礼拝説教


2021/04/18−復活節第3主日礼拝−

「商売としての祈りではなく」

使徒言行録16:11〜24
牧師 古屋 治雄


◇パウロの第2回伝道旅行はアジアを出てギリシアのフィリピに至る。そこでリディアという女性に出会い、彼女とその家族は主の恵みによって洗礼を受ける。これはパウロたちの伝道のヨーロッパにおける最初の実りであった。

◇このフィリピの町で彼らはもう一つの出会いを経験する。占いをする女奴隷である。町には、どう生きたら良いか不安に思う人、言葉にならない思いを抱えた人が多くあった。この女奴隷は腹話術のような技を用いて、神の声をまねて、人間の言葉を神託と偽って取次いでいた。これはひとつの信心といえるであろう。しかしカネがかかわる行為だった。彼女の主人たちはこの占いによって利益を得ていたのである。

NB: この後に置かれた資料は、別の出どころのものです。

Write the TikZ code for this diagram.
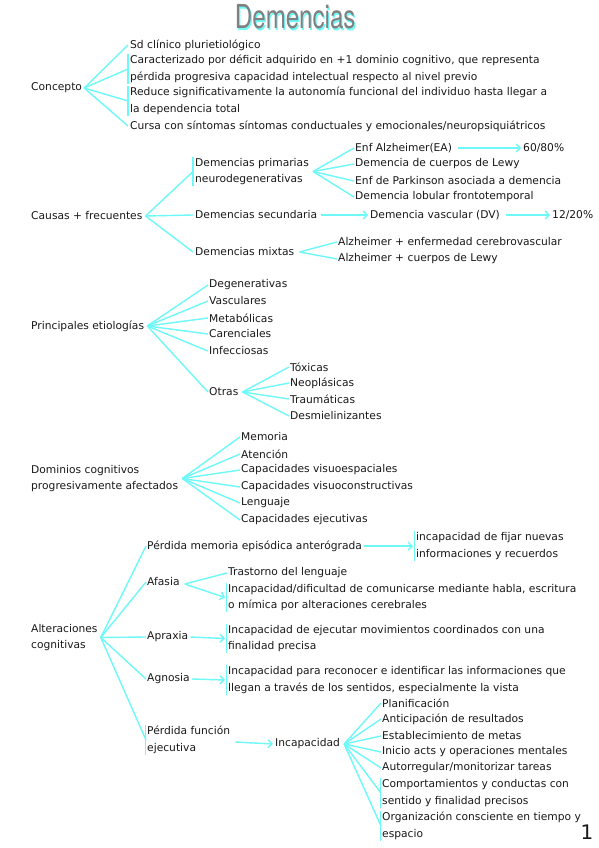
\documentclass[tikz,border=0pt]{standalone}
\usepackage{fontspec}
\setmainfont{DejaVu Sans}
\newfontfamily\titlef{TeX Gyre Heros}
\usetikzlibrary{arrows.meta}
\definecolor{cy}{RGB}{110,248,248}
\definecolor{ink}{RGB}{25,25,25}
\begin{document}
\begin{tikzpicture}[x=1pt,y=-1pt,
 txt/.style={anchor=west,inner sep=0pt,align=left,font=\fontsize{10.7}{16.4}\selectfont,text=ink},
 ln/.style={draw=cy,line width=1.4pt},
 barline/.style={draw=cy,line width=1.9pt},
 arr/.style={ln,-{Straight Barb[length=4pt,width=8pt]}}]
\useasboundingbox (0,0) rectangle (599,848);
\fill[white] (0,0) rectangle (599,848);

% title
\node[inner sep=0pt,text=cy] (tsh) at (296.4,18.4) {\titlef\fontsize{33}{33}\selectfont\scalebox{0.73}[1]{Demencias}};
\node[inner sep=0pt,text=black!50] (title) at (295.2,17.2) {\titlef\fontsize{33}{33}\selectfont\scalebox{0.73}[1]{Demencias}};

% Concepto
\node[txt] (c0) at (31,88) {Concepto};
\node[txt] (c1) at (130,45) {Sd clínico plurietiológico};
\node[txt] (c2) at (130,69) {Caracterizado por déficit adquirido en +1 dominio cognitivo, que representa\\pérdida progresiva capacidad intelectual respecto al nivel previo};
\node[txt] (c3) at (130,101) {Reduce significativamente la autonomía funcional del individuo hasta llegar a\\la dependencia total};
\node[txt] (c4) at (130,126) {Cursa con síntomas síntomas conductuales y emocionales/neuropsiquiátricos};
\foreach \n in {c1,c2,c3,c4} \draw[ln] ([xshift=2pt]c0.east) -- ([xshift=-2pt]\n.west);
\foreach \n in {c2,c3} \draw[barline] ([xshift=-2pt,yshift=1pt]\n.north west) -- ([xshift=-2pt,yshift=-1pt]\n.south west);

% Causas
\node[txt] (k0) at (31,216) {Causas + frecuentes};
\node[txt] (k1) at (195,171.5) {Demencias primarias\\neurodegenerativas};
\node[txt] (k2) at (195,215) {Demencias secundaria};
\node[txt] (k3) at (195,252) {Demencias mixtas};
\node[txt] (a1) at (355,148) {Enf Alzheimer(EA)};
\node[txt] (a2) at (355,164) {Demencia de cuerpos de Lewy};
\node[txt] (a3) at (355,181) {Enf de Parkinson asociada a demencia};
\node[txt] (a4) at (355,197) {Demencia lobular frontotemporal};
\node[txt] (b1) at (523,148) {60/80\%};
\node[txt] (k2b) at (370,215) {Demencia vascular (DV)};
\node[txt] (b2) at (552,215) {12/20\%};
\node[txt] (m1) at (338,242) {Alzheimer + enfermedad cerebrovascular};
\node[txt] (m2) at (338,259) {Alzheimer + cuerpos de Lewy};
\foreach \n in {k1,k2,k3} \draw[ln] ([xshift=3pt]k0.east) -- ([xshift=-2pt]\n.west);
\draw[barline] ([xshift=-2pt,yshift=1pt]k1.north west) -- ([xshift=-2pt,yshift=-1pt]k1.south west);
\foreach \n in {a1,a2,a3,a4} \draw[ln] ([xshift=4pt]k1.east) -- ([xshift=-1pt]\n.west);
\draw[arr] ([xshift=6pt]a1.east) -- ([xshift=-2pt]b1.west);
\draw[arr] ([xshift=4pt]k2.east) -- ([xshift=-2pt]k2b.west);
\draw[arr] ([xshift=6pt]k2b.east) -- ([xshift=-2pt]b2.west);
\foreach \n in {m1,m2} \draw[ln] ([xshift=5pt]k3.east) -- ([xshift=-1pt]\n.west);

% Etiologias
\node[txt] (e0) at (31,326) {Principales etiologías};
\node[txt] (e1) at (209,285) {Degenerativas};
\node[txt] (e2) at (209,301) {Vasculares};
\node[txt] (e3) at (209,318) {Metabólicas};
\node[txt] (e4) at (209,334) {Carenciales};
\node[txt] (e5) at (209,351) {Infecciosas};
\node[txt] (e6) at (209,392) {Otras};
\node[txt] (o1) at (290,367) {Tóxicas};
\node[txt] (o2) at (290,383) {Neoplásicas};
\node[txt] (o3) at (290,399) {Traumáticas};
\node[txt] (o4) at (290,416) {Desmielinizantes};
\foreach \n in {e1,e2,e3,e4,e5,e6} \draw[ln] ([xshift=3pt]e0.east) -- ([xshift=-1pt]\n.west);
\foreach \n in {o1,o2,o3,o4} \draw[ln] ([xshift=4pt]e6.east) -- ([xshift=-1pt]\n.west);

% Dominios
\node[txt] (d0) at (31,478.5) {Dominios cognitivos\\progresivamente afectados};
\node[txt] (d1) at (241,437) {Memoria};
\node[txt] (d2) at (241,454) {Atención};
\node[txt] (d3) at (241,470) {Capacidades visuoespaciales};
\node[txt] (d4) at (241,487) {Capacidades visuoconstructivas};
\node[txt] (d5) at (241,503) {Lenguaje};
\node[txt] (d6) at (241,520) {Capacidades ejecutivas};
\foreach \n in {d1,d2,d3,d4,d5,d6} \draw[ln] ([xshift=4pt]d0.east) -- ([xshift=-1pt]\n.west);

% Alteraciones
\node[txt] (g0) at (31,637.5) {Alteraciones\\cognitivas};
\node[txt] (g1) at (147,546) {Pérdida memoria episódica anterógrada};
\node[txt] (g2) at (147,582) {Afasia};
\node[txt] (g3) at (147,637) {Apraxia};
\node[txt] (g4) at (147,679) {Agnosia};
\node[txt] (g5) at (147,740) {Pérdida función\\ejecutiva};
\foreach \n in {g1,g2,g3,g4,g5} \draw[ln] ([xshift=3pt]g0.east) -- ([xshift=-1pt]\n.west);
\draw[barline] ([xshift=-1.5pt,yshift=1pt]g5.north west) -- ([xshift=-1.5pt,yshift=-1pt]g5.south west);

\node[txt] (h1) at (416,546) {incapacidad de fijar nuevas\\informaciones y recuerdos};
\draw[arr] ([xshift=2pt]g1.east) -- ([xshift=-3pt]h1.west);
\draw[barline] ([xshift=-1.5pt,yshift=1pt]h1.north west) -- ([xshift=-1.5pt,yshift=-1pt]h1.south west);

\node[txt] (t1) at (228,573) {Trastorno del lenguaje};
\node[txt] (t2) at (228,597.5) {Incapacidad/dificultad de comunicarse mediante habla, escritura\\o mímica por alteraciones cerebrales};
\draw[ln] ([xshift=5pt,yshift=-2pt]g2.east) -- ([xshift=-1pt]t1.west);
\draw[arr] ([xshift=5pt,yshift=-2pt]g2.east) -- ([xshift=-3pt]t2.west);
\draw[barline] ([xshift=-1.5pt,yshift=1pt]t2.north west) -- ([xshift=-1.5pt,yshift=-1pt]t2.south west);

\node[txt] (p1) at (228,638.5) {Incapacidad de ejecutar movimientos coordinados con una\\finalidad precisa};
\draw[arr] ([xshift=2pt]g3.east) -- ([xshift=-3pt]p1.west);
\draw[barline] ([xshift=-1.5pt,yshift=1pt]p1.north west) -- ([xshift=-1.5pt,yshift=-1pt]p1.south west);

\node[txt] (q1) at (228,680) {Incapacidad para reconocer e identificar las informaciones que\\llegan a través de los sentidos, especialmente la vista};
\draw[arr] ([xshift=2pt]g4.east) -- ([xshift=-3pt]q1.west);
\draw[barline] ([xshift=-1.5pt,yshift=1pt]q1.north west) -- ([xshift=-1.5pt,yshift=-1pt]q1.south west);

\node[txt] (i0) at (275,744) {Incapacidad};
\draw[arr] ([xshift=5pt,yshift=-2pt]g5.east) -- ([xshift=-2pt]i0.west);
\node[txt] (r1) at (382,703) {Planificación};
\node[txt] (r2) at (382,719) {Anticipación de resultados};
\node[txt] (r3) at (382,736) {Establecimiento de metas};
\node[txt] (r4) at (382,752) {Inicio acts y operaciones mentales};
\node[txt] (r5) at (382,768) {Autorregular/monitorizar tareas};
\node[txt] (r6) at (382,793) {Comportamientos y conductas con\\sentido y finalidad precisos};
\node[txt] (r7) at (382,826) {Organización consciente en tiempo y\\espacio};
\foreach \n in {r1,r2,r3,r4,r5,r6,r7} \draw[ln] ([xshift=4pt]i0.east) -- ([xshift=-1pt]\n.west);
\foreach \n in {r6,r7} \draw[barline] ([xshift=-1.5pt,yshift=1pt]\n.north west) -- ([xshift=-1.5pt,yshift=-1pt]\n.south west);

\node[inner sep=0pt,text=ink,font=\fontsize{20}{20}\selectfont] (pg) at (587,832) {1};
\end{tikzpicture}
\end{document}
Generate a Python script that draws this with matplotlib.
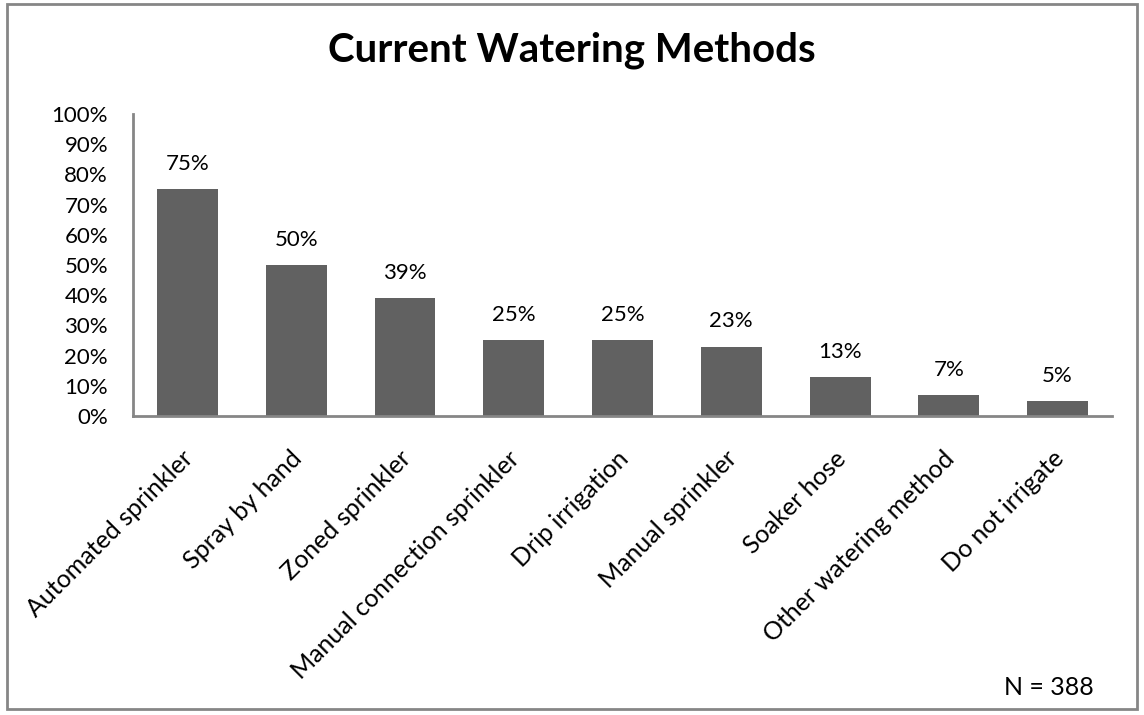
import matplotlib.pyplot as plt
from matplotlib.patches import Rectangle
from matplotlib.ticker import PercentFormatter
from matplotlib.transforms import ScaledTranslation

categories = ["Automated sprinkler", "Spray by hand", "Zoned sprinkler",
              "Manual connection sprinkler", "Drip irrigation", "Manual sprinkler",
              "Soaker hose", "Other watering method", "Do not irrigate"]
values = [75, 50, 39, 25, 25, 23, 13, 7, 5]

plt.rcParams['font.family'] = ['Lato', 'DejaVu Sans']

fig = plt.figure(figsize=(11.44, 7.15), dpi=100)
ax = fig.add_axes([0.1163, 0.4182, 0.8557, 0.4224])

x = range(len(categories))
bars = ax.bar(x, values, width=0.56, color='#616161')
for b, v in zip(bars, values):
    ax.text(b.get_x() + b.get_width() / 2, v + 5, f"{v}%", ha='center', va='bottom', fontsize=16)

ax.set_xlim(-0.5, len(categories) - 0.5)
ax.set_ylim(0, 100)
ax.set_yticks(range(0, 101, 10))
ax.yaxis.set_major_formatter(PercentFormatter(decimals=0))
ax.set_xticks(list(x))
ax.set_xticklabels(categories, rotation=45, ha='right', rotation_mode='anchor', fontsize=18)
ax.tick_params(axis='both', length=0)
ax.tick_params(axis='y', labelsize=16, pad=18)
ax.tick_params(axis='x', pad=22)

# nudge rotated labels slightly left
shift = ScaledTranslation(-6 / 100, 0, fig.dpi_scale_trans)
for lbl in ax.get_xticklabels():
    lbl.set_transform(lbl.get_transform() + shift)

for s in ['top', 'right']:
    ax.spines[s].set_visible(False)
for s in ['left', 'bottom']:
    ax.spines[s].set_color('#868686')
    ax.spines[s].set_linewidth(2)

fig.text(0.5, 0.93, "Current Watering Methods", ha='center', va='center',
         fontsize=29, fontweight='bold')
fig.text(0.917, 0.038, "N = 388", ha='center', va='center', fontsize=18)

fig.patches.append(Rectangle((0.006, 0.008), 0.988, 0.987, transform=fig.transFigure,
                             fill=False, edgecolor='#868686', linewidth=2))

fig.savefig("out.png", dpi=100)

◇パウロはこの女奴隷から悪霊を追い出す。しかし彼の視線は、この女奴隷という個人が癒されることや、その主人たちの不正を暴くことに留まらない。人々の不安やうめきをタネに金儲けをするようなエセ宗教のありかた、この町の信仰のありかたに問題があると見ているのである。先のリディアのように福音を聞いた者は福音に生きる者に変えられ、正しい祈りへと導かれる。言葉にならないうめきを聞いてくださるキリストがおられる。祈りは聖霊がとりなしてくださる(ロマ書8:26-27)。そしてキリストは私たちが何をなすべきか、はっきりした言葉で語りかけてくださる。それは対価を必要としないのである。

◇初めは正しい礼拝の姿であったのに、いつしか信仰を失い変質していくことがある。イエス様の宮清めの出来事は、いつの間にか神殿が商売の場になってしまった例である。しかしイエス様は私たちのことを「信仰が無くならないように祈っ」ていてくださる。とりなしていてくださる。私たちの祈りを、イエス様はご自身の祈りとして共に祈ってくださる。イエス様ご自身が私たちを贖い、神様の子どもとして生きるように全ての人を招いてくださっている。私たちは、イエス様と共にとりなしの祈りを祈る。そのときイエス様がそこに働いてくださっているということを、私たちは証ししないわけにはいかないのである。